-- Challenge --
Pictures in the entries below are to be left out; otherwise, reproduce exactly the lines from the first through the line containing "LAYOUT.rowGaps.reduce((acc, g) =>".

· · · · · · ·

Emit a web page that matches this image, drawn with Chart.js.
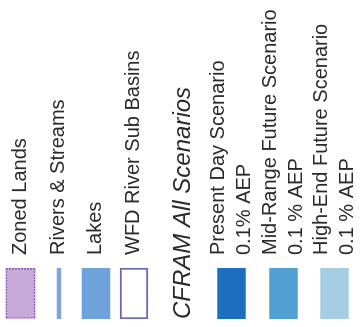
<!DOCTYPE html>
<html><head><meta charset="utf-8">
<script src="https://cdn.jsdelivr.net/npm/chart.js@4/dist/chart.umd.min.js"></script>
<style>
html,body{margin:0;padding:0;background:#fff;overflow:hidden;width:361px;height:327px;}
#wrap{position:absolute;left:0;top:0;width:327px;height:361px;transform-origin:0 0;transform:translate(0,327px) rotate(-90deg);}
</style></head><body>
<div id="wrap"><canvas id="c"></canvas></div>
<script>
// ---- data ----
const categories = ['Zoned Lands', 'Rivers & Streams', 'Lakes', 'WFD River Sub Basins',
  'CFRAM All Scenarios', 'Present Day Scenario', 'Mid-Range Future Scenario', 'High-End Future Scenario'];
const subLabels = ['', '', '', '', '', '0.1% AEP', '0.1 % AEP', '0.1 % AEP'];
const swatchKind = ['zoned', 'line', 'box', 'box', 'heading', 'box', 'box', 'box'];
const swatchSpan = [[0, 1], [0, 1], [0, 1], [0, 1], null, [0, 1], [0, 1], [0, 1]];

// ---- layout (not data) ----
const LAYOUT = {
  rowGaps: [0.532, 1.0, 0.961, 0.987, 1.273, 1.26, 1.351, 1.325],
  extent: 9.377,
  padLeft: 8,
  swatchRight: 59,
  width: 327,
  textGap: 13,
  thick: { zoned: 30, line: 4, box: 28 }
};
const rowPos = [];
LAYOUT.rowGaps.reduce((acc, g) => { const p = acc + g; rowPos.push(p); return p; }, 0);

// ---- style ----
const pc = document.createElement('canvas'); pc.width = 3; pc.height = 3;
const pg = pc.getContext('2d');
pg.fillStyle = '#cfb7de'; pg.fillRect(0, 0, 3, 3);
pg.fillStyle = '#8c62b8'; pg.fillRect(0, 0, 2, 2);
const dotPattern = pg.createPattern(pc, 'repeat');
const STYLE = {
  fill: ['#c8a9d8', '#82a5d6', '#6ea2db', '#ffffff', null, '#1d6ebe', '#50a0d4', '#a5cee3'],
  border: [dotPattern, '#82a5d6', '#6ea2db', '#6c6aae', null, '#1d6ebe', '#50a0d4', '#a5cee3'],
  borderWidth: [2, 0, 0, 2, 0, 0, 0, 0],
  text: '#2a2a2a',
  font: 'Liberation Sans'
};

function dataset(kind) {
  const idx = swatchKind.map((k, i) => k === kind ? i : -1).filter(i => i >= 0);
  return {
    data: idx.map(i => ({ y: rowPos[i], x: swatchSpan[i] })),
    backgroundColor: idx.map(i => STYLE.fill[i]),
    borderColor: idx.map(i => STYLE.border[i]),
    borderWidth: idx.map(i => STYLE.borderWidth[i]),
    borderSkipped: false,
    barThickness: LAYOUT.thick[kind],
    grouped: false,
    yAxisID: 'y',
    xAxisID: 'x'
  };
}

const itemIdx = swatchKind.map((k, i) => k !== 'heading' ? i : -1).filter(i => i >= 0);
const headIdx = swatchKind.map((k, i) => k === 'heading' ? i : -1).filter(i => i >= 0);

new Chart(document.getElementById('c'), {
  type: 'bar',
  data: { datasets: [dataset('zoned'), dataset('line'), dataset('box')] },
  options: {
    indexAxis: 'y',
    responsive: true,
    maintainAspectRatio: false,
    devicePixelRatio: 1,
    animation: false,
    layout: { padding: { left: LAYOUT.padLeft, right: 0, top: 0, bottom: 0 } },
    plugins: { legend: { display: false }, tooltip: { enabled: false } },
    scales: {
      x: { type: 'linear', min: 0, max: 1, display: false },
      y: {
        type: 'linear', position: 'right', min: 0, max: LAYOUT.extent, reverse: true,
        bounds: 'data', offset: false,
        grid: { display: false, drawTicks: false, tickLength: 0 },
        border: { display: false },
        afterBuildTicks: s => { s.ticks = itemIdx.map(i => ({ value: rowPos[i] })); },
        afterFit: s => { s.width = LAYOUT.width - LAYOUT.swatchRight; s.paddingTop = 0; s.paddingBottom = 0; },
        ticks: {
          autoSkip: false, crossAlign: 'near', padding: LAYOUT.textGap, color: STYLE.text,
          font: { family: STYLE.font, size: 20, lineHeight: 1.27 },
          callback: (v, i) => {
            const k = itemIdx[i];
            return subLabels[k] ? [categories[k], subLabels[k]] : categories[k];
          }
        }
      },
      yHead: {
        type: 'linear', position: 'left', min: 0, max: LAYOUT.extent, reverse: true,
        bounds: 'data', offset: false,
        grid: { display: false, drawTicks: false, tickLength: 0 },
        border: { display: false },
        afterBuildTicks: s => { s.ticks = headIdx.map(i => ({ value: rowPos[i] })); },
        afterFit: s => { s.width = 0; s.paddingTop = 0; s.paddingBottom = 0; },
        ticks: {
          mirror: true, autoSkip: false, crossAlign: 'near', padding: 0, color: STYLE.text,
          font: { family: STYLE.font, size: 24, style: 'italic', lineHeight: 1.2 },
          callback: (v, i) => categories[headIdx[i]]
        }
      }
    }
  }
});
</script>
</body></html>
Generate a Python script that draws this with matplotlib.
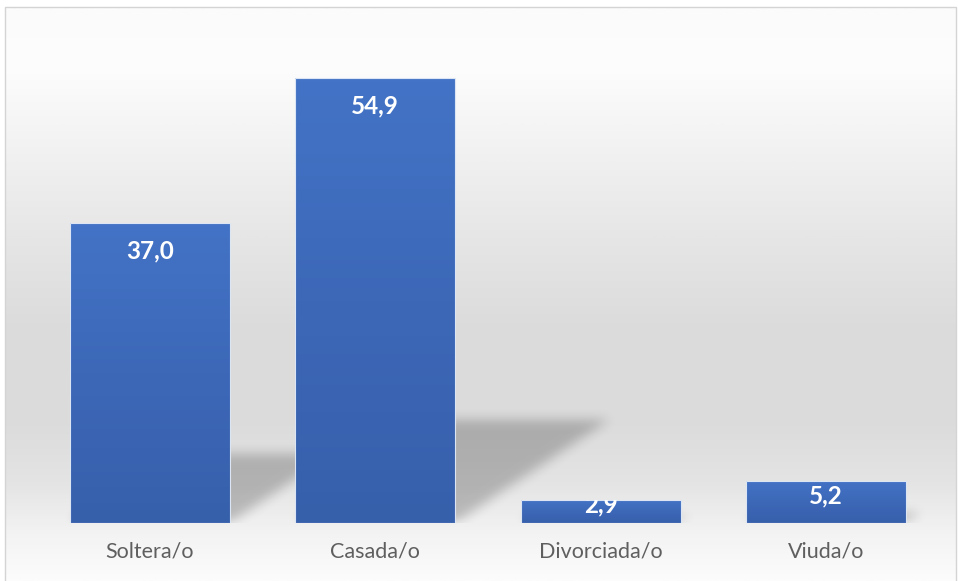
import numpy as np
import matplotlib
matplotlib.use("Agg")
import matplotlib.pyplot as plt
from matplotlib.patches import Rectangle
from matplotlib.colors import LinearSegmentedColormap

categories = ["Soltera/o", "Casada/o", "Divorciada/o", "Viuda/o"]
values = [37.0, 54.9, 2.9, 5.2]
value_labels = ["37,0", "54,9", "2,9", "5,2"]

W, H = 958, 581
fig = plt.figure(figsize=(W / 100, H / 100), dpi=100)
fig.patch.set_facecolor("white")

# background gradient inside the chart frame
bg = fig.add_axes([5 / W, 0, (956 - 5) / W, (H - 8) / H])
bg.set_axis_off()
stops = [(0.0, "#fbfbfb"), (0.10, "#fdfdfd"), (0.20, "#f5f5f5"), (0.40, "#e6e6e6"),
         (0.55, "#dcdcdc"), (0.72, "#dbdbdb"), (0.83, "#e4e4e4"), (0.92, "#f3f3f3"),
         (1.0, "#fcfcfc")]
bg_cmap = LinearSegmentedColormap.from_list("bg", stops)
grad = np.linspace(0, 1, 400).reshape(-1, 1)
bg.imshow(grad, aspect="auto", cmap=bg_cmap, extent=(0, 1, 0, 1), origin="upper")
bg.set_xlim(0, 1)
bg.set_ylim(0, 1)

# frame
fig.add_artist(Rectangle((5 / W, -0.02), (956 - 5) / W, (H - 7) / H + 0.02,
                         transform=fig.transFigure, fill=False,
                         edgecolor="#d4d4d4", linewidth=1.0))

# main axes
xlo, xhi = -0.58, 3.58
ylo, yhi = 0, 60
px_x = 225.3
px_y = 8.1
left = 150 - 0.58 * px_x
bottom = H - 523
ax = fig.add_axes([left / W, bottom / H, (xhi - xlo) * px_x / W, (yhi - ylo) * px_y / H])
ax.set_xlim(xlo, xhi)
ax.set_ylim(ylo, yhi)
ax.patch.set_alpha(0)
for s in ax.spines.values():
    s.set_visible(False)
ax.set_yticks([])
x = np.arange(len(categories))
ax.set_xticks(x)
ax.set_xticklabels(categories, fontsize=15.5, color="#5f5f5f", family=["Lato", "DejaVu Sans"])
ax.tick_params(axis="x", length=0, pad=13)

bar_w = 0.71

# soft perspective shadows
nx, ny = 940, 490
gx = np.linspace(xlo, xhi, nx)
gy = np.linspace(ylo, yhi, ny)
XX, YY = np.meshgrid(gx, gy)
mask = np.zeros_like(XX)
k, sh = 0.232, 0.01247
for xi, v in zip(x, values):
    Hs = k * v
    S = sh * v
    x0 = xi - bar_w / 2
    x1 = xi + bar_w / 2
    off = S * YY / Hs
    inside = (YY >= 0) & (YY <= Hs) & (XX >= x0 + off) & (XX <= x1 + off)
    mask[inside] = 1.0


def box_blur(a, r, axis):
    kern = np.ones(2 * r + 1) / (2 * r + 1)
    return np.apply_along_axis(lambda m: np.convolve(m, kern, mode="same"), axis, a)


for _ in range(3):
    mask = box_blur(mask, 5, 0)
    mask = box_blur(mask, 5, 1)
shadow = np.zeros((ny, nx, 4))
shadow[..., 3] = mask * 0.22
ax.imshow(shadow, extent=(xlo, xhi, ylo, yhi), origin="lower", aspect="auto",
          zorder=1, interpolation="bilinear")

# bars with vertical gradient
bar_cmap = LinearSegmentedColormap.from_list("bar", ["#3760ab", "#3d68b8", "#4373c6"])
bars = ax.bar(x, values, width=bar_w, color="none", edgecolor="#dbe5f4",
              linewidth=0.8, zorder=3)
for b, v in zip(bars, values):
    x0 = b.get_x()
    img = ax.imshow(np.linspace(0, 1, 100).reshape(-1, 1), cmap=bar_cmap, origin="lower",
                    extent=(x0, x0 + b.get_width(), 0, v), aspect="auto", zorder=2)
    img.set_clip_path(b)

# value labels: inside end, baseline below the bar top
for b, v, lab in zip(bars, values, value_labels):
    h_px = v * px_y
    drop_px = min(35, h_px / 2 + 1)
    t = ax.annotate(lab, (b.get_x() + b.get_width() / 2, v), xytext=(0, -drop_px * 0.72),
                    textcoords="offset points", ha="center", va="baseline",
                    fontsize=17.5, fontweight="bold", color="white",
                    family=["Lato", "DejaVu Sans"], zorder=4)
    t.set_clip_path(b)

fig.savefig("out.png", dpi=100)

· · · · · · ·

-- Solution below --
Emit a web page that matches this image, drawn with Chart.js.
<!DOCTYPE html>
<html><head><meta charset="utf-8">
<script src="https://cdn.jsdelivr.net/npm/chart.js@4/dist/chart.umd.min.js"></script>
<style>
html,body{margin:0;padding:0;background:#fff;overflow:hidden;width:361px;height:327px;}
#wrap{position:absolute;left:0;top:0;width:327px;height:361px;transform-origin:0 0;transform:translate(0,327px) rotate(-90deg);}
</style></head><body>
<div id="wrap"><canvas id="c"></canvas></div>
<script>
// ---- data ----
const categories = ['Zoned Lands', 'Rivers & Streams', 'Lakes', 'WFD River Sub Basins',
  'CFRAM All Scenarios', 'Present Day Scenario', 'Mid-Range Future Scenario', 'High-End Future Scenario'];
const subLabels = ['', '', '', '', '', '0.1% AEP', '0.1 % AEP', '0.1 % AEP'];
const swatchKind = ['zoned', 'line', 'box', 'box', 'heading', 'box', 'box', 'box'];
const swatchSpan = [[0, 1], [0, 1], [0, 1], [0, 1], null, [0, 1], [0, 1], [0, 1]];

// ---- layout (not data) ----
const LAYOUT = {
  rowGaps: [0.532, 1.0, 0.961, 0.987, 1.273, 1.26, 1.351, 1.325],
  extent: 9.377,
  padLeft: 8,
  swatchRight: 59,
  width: 327,
  textGap: 13,
  thick: { zoned: 30, line: 4, box: 28 }
};
const rowPos = [];
LAYOUT.rowGaps.reduce((acc, g) => { const p = acc + g; rowPos.push(p); return p; }, 0);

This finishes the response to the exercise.